Work to be completed => Write out, word for word, every line from the first one through the line that holds "61, 49, 54];", and nothing else; skip the pictures.

— BEGIN —

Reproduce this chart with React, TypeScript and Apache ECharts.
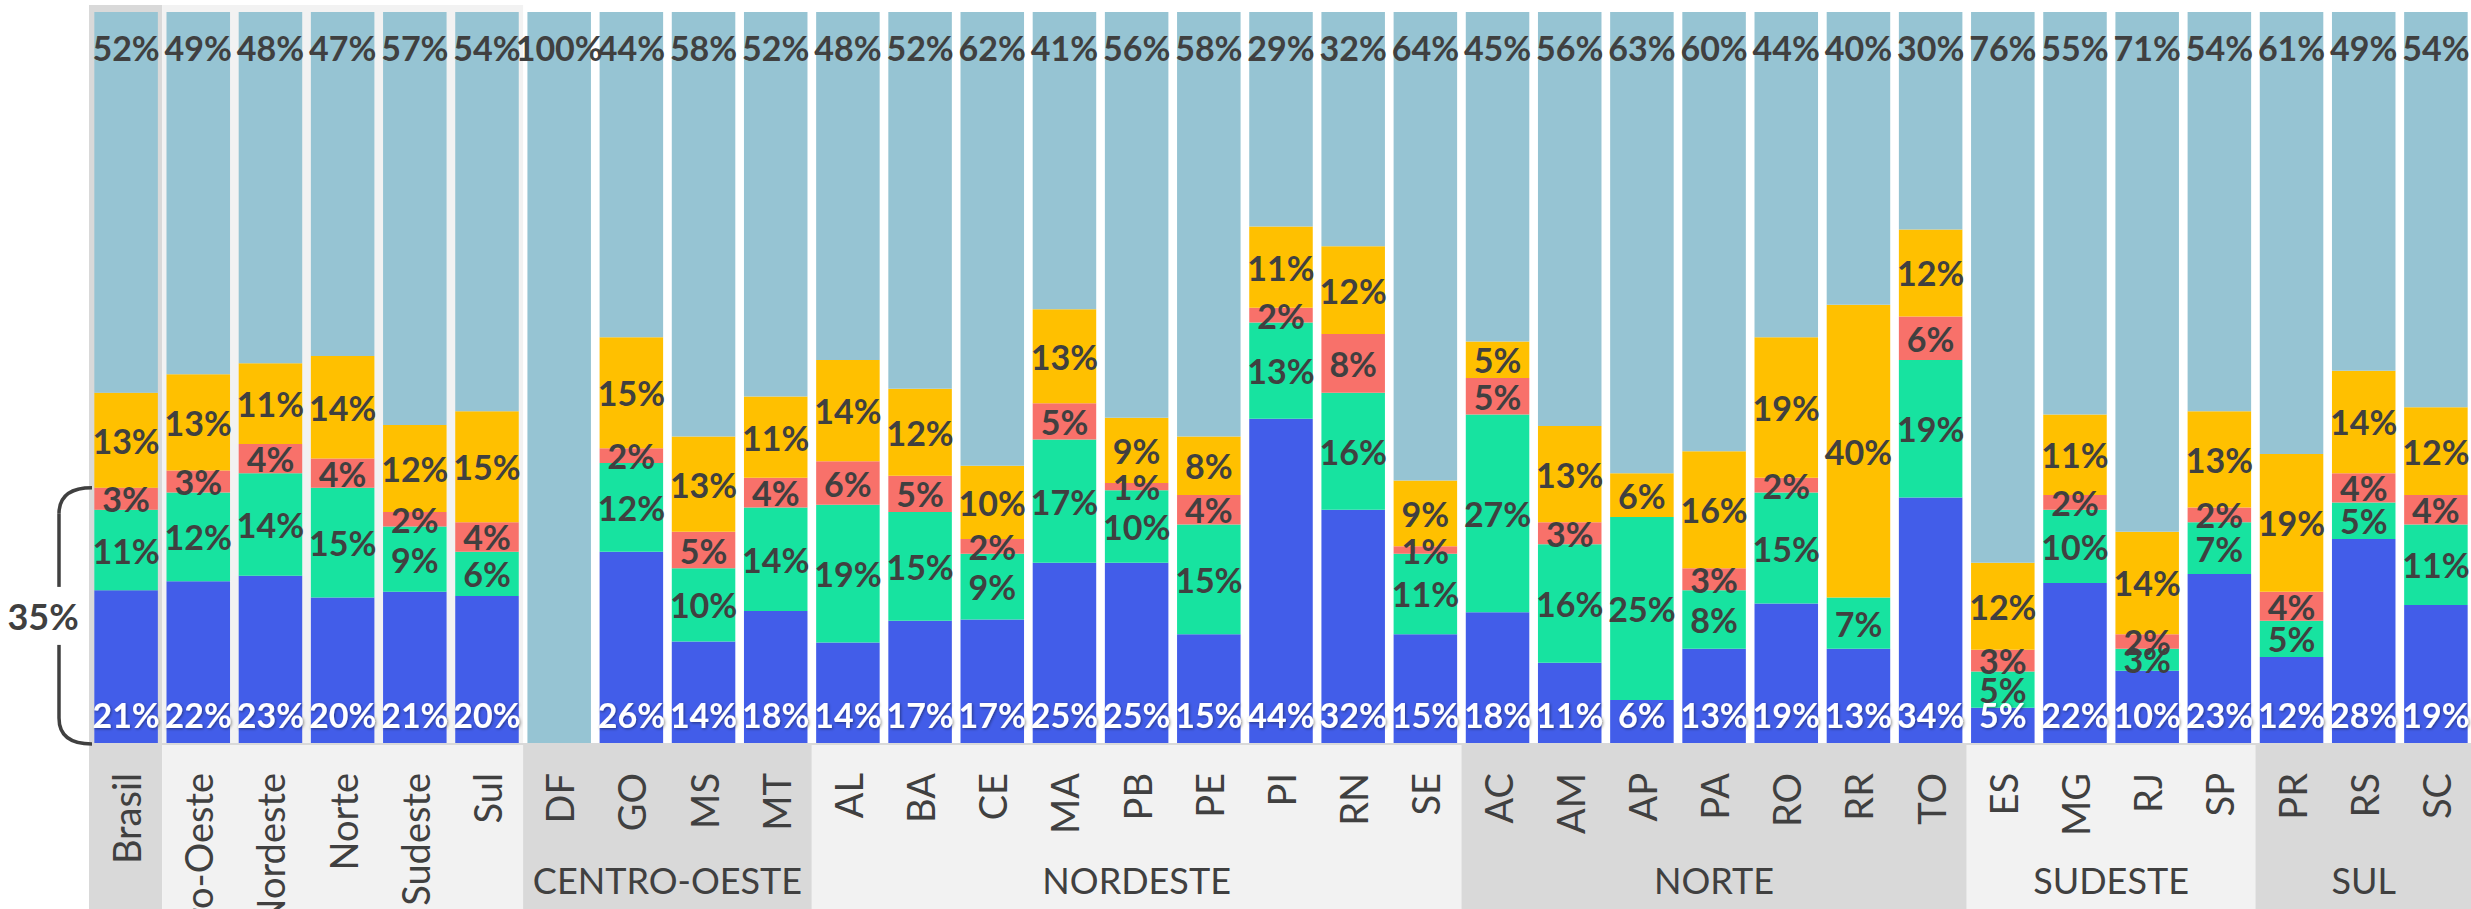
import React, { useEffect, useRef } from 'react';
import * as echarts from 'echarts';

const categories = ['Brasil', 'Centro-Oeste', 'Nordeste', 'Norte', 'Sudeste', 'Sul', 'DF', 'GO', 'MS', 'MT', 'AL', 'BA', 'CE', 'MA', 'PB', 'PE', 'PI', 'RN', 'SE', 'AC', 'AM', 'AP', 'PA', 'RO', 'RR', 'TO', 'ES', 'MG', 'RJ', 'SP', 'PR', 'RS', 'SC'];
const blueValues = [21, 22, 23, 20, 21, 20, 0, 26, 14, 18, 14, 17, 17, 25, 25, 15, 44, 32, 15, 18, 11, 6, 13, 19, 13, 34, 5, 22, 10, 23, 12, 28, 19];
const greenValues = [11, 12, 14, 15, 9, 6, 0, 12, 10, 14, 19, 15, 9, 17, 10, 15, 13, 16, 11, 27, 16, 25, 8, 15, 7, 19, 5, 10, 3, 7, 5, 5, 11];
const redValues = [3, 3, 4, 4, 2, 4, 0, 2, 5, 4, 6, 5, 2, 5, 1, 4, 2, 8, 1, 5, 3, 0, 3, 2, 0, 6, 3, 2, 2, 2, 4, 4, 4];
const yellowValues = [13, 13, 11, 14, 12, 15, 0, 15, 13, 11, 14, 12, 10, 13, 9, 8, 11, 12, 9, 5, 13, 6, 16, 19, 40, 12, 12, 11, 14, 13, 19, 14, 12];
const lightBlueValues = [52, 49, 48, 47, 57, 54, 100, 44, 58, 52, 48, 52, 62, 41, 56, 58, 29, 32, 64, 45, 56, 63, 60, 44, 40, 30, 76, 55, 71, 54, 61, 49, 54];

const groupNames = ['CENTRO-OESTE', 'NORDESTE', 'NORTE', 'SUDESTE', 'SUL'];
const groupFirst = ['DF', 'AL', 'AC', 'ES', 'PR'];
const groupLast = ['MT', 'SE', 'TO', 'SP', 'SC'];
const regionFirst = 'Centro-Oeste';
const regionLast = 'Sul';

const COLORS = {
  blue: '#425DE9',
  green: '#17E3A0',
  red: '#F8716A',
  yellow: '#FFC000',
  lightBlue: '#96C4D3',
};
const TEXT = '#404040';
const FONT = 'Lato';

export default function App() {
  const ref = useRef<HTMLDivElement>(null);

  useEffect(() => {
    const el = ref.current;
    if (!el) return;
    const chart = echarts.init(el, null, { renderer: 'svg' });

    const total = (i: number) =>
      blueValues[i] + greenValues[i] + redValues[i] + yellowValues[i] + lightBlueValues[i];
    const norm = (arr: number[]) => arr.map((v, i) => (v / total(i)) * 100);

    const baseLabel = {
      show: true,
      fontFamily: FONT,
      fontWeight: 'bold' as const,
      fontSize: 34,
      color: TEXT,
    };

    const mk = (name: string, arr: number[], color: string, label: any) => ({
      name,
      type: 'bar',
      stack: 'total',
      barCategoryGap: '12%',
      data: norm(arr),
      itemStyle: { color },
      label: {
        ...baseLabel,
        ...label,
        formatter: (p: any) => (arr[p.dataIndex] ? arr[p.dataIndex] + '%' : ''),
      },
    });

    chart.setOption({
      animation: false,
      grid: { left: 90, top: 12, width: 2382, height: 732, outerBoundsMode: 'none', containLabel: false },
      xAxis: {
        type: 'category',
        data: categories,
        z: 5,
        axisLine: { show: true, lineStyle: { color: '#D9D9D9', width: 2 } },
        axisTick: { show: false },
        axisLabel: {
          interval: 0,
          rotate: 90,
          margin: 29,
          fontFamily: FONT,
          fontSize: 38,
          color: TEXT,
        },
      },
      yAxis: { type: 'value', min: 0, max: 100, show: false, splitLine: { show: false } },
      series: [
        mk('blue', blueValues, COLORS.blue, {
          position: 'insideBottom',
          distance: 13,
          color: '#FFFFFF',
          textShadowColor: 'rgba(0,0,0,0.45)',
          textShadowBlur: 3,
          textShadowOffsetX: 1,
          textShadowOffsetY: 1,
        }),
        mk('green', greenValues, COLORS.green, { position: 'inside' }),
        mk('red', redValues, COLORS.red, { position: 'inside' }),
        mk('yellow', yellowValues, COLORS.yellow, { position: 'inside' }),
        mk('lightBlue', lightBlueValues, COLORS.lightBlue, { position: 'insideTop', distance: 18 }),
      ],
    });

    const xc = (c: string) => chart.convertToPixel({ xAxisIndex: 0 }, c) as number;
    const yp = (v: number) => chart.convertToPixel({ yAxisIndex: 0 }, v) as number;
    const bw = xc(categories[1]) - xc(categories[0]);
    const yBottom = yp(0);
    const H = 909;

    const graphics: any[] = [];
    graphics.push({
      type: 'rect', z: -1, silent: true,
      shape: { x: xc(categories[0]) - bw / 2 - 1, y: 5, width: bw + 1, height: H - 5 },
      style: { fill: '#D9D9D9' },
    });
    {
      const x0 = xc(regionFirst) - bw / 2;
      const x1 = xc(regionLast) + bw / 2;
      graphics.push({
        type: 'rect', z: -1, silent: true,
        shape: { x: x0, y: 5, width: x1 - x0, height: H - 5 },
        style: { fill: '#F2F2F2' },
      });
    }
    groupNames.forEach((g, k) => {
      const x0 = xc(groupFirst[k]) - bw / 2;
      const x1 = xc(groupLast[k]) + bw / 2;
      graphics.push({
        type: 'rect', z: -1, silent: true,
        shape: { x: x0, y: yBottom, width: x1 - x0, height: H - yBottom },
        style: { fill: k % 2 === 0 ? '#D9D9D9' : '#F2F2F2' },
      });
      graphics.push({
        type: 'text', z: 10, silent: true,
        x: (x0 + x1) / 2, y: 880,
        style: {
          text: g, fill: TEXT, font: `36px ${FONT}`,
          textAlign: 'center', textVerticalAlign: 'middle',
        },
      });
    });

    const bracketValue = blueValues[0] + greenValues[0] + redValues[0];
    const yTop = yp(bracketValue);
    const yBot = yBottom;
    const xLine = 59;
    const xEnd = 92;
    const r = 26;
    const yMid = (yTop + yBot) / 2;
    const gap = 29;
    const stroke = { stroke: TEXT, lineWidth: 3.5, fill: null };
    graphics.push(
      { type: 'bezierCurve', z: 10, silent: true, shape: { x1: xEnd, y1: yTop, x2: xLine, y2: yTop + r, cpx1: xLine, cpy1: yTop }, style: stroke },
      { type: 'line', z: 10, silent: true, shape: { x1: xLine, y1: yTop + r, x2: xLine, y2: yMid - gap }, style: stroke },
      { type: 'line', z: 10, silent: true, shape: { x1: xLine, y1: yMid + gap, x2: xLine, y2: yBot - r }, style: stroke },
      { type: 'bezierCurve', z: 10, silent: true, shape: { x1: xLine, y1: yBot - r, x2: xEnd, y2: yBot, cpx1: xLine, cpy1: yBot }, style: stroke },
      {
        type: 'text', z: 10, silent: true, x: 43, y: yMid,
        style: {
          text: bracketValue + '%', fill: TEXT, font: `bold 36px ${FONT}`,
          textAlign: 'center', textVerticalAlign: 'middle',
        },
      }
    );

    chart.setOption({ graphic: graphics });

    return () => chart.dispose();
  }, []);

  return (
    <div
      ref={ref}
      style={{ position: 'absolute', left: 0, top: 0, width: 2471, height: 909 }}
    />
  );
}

— END —

Exercise result =>
Reproduce this chart with React, TypeScript and Apache ECharts.
import React, { useEffect, useRef } from 'react';
import * as echarts from 'echarts';

const categories = ['Brasil', 'Centro-Oeste', 'Nordeste', 'Norte', 'Sudeste', 'Sul', 'DF', 'GO', 'MS', 'MT', 'AL', 'BA', 'CE', 'MA', 'PB', 'PE', 'PI', 'RN', 'SE', 'AC', 'AM', 'AP', 'PA', 'RO', 'RR', 'TO', 'ES', 'MG', 'RJ', 'SP', 'PR', 'RS', 'SC'];
const blueValues = [21, 22, 23, 20, 21, 20, 0, 26, 14, 18, 14, 17, 17, 25, 25, 15, 44, 32, 15, 18, 11, 6, 13, 19, 13, 34, 5, 22, 10, 23, 12, 28, 19];
const greenValues = [11, 12, 14, 15, 9, 6, 0, 12, 10, 14, 19, 15, 9, 17, 10, 15, 13, 16, 11, 27, 16, 25, 8, 15, 7, 19, 5, 10, 3, 7, 5, 5, 11];
const redValues = [3, 3, 4, 4, 2, 4, 0, 2, 5, 4, 6, 5, 2, 5, 1, 4, 2, 8, 1, 5, 3, 0, 3, 2, 0, 6, 3, 2, 2, 2, 4, 4, 4];
const yellowValues = [13, 13, 11, 14, 12, 15, 0, 15, 13, 11, 14, 12, 10, 13, 9, 8, 11, 12, 9, 5, 13, 6, 16, 19, 40, 12, 12, 11, 14, 13, 19, 14, 12];
const lightBlueValues = [52, 49, 48, 47, 57, 54, 100, 44, 58, 52, 48, 52, 62, 41, 56, 58, 29, 32, 64, 45, 56, 63, 60, 44, 40, 30, 76, 55, 71, 54, 61, 49, 54];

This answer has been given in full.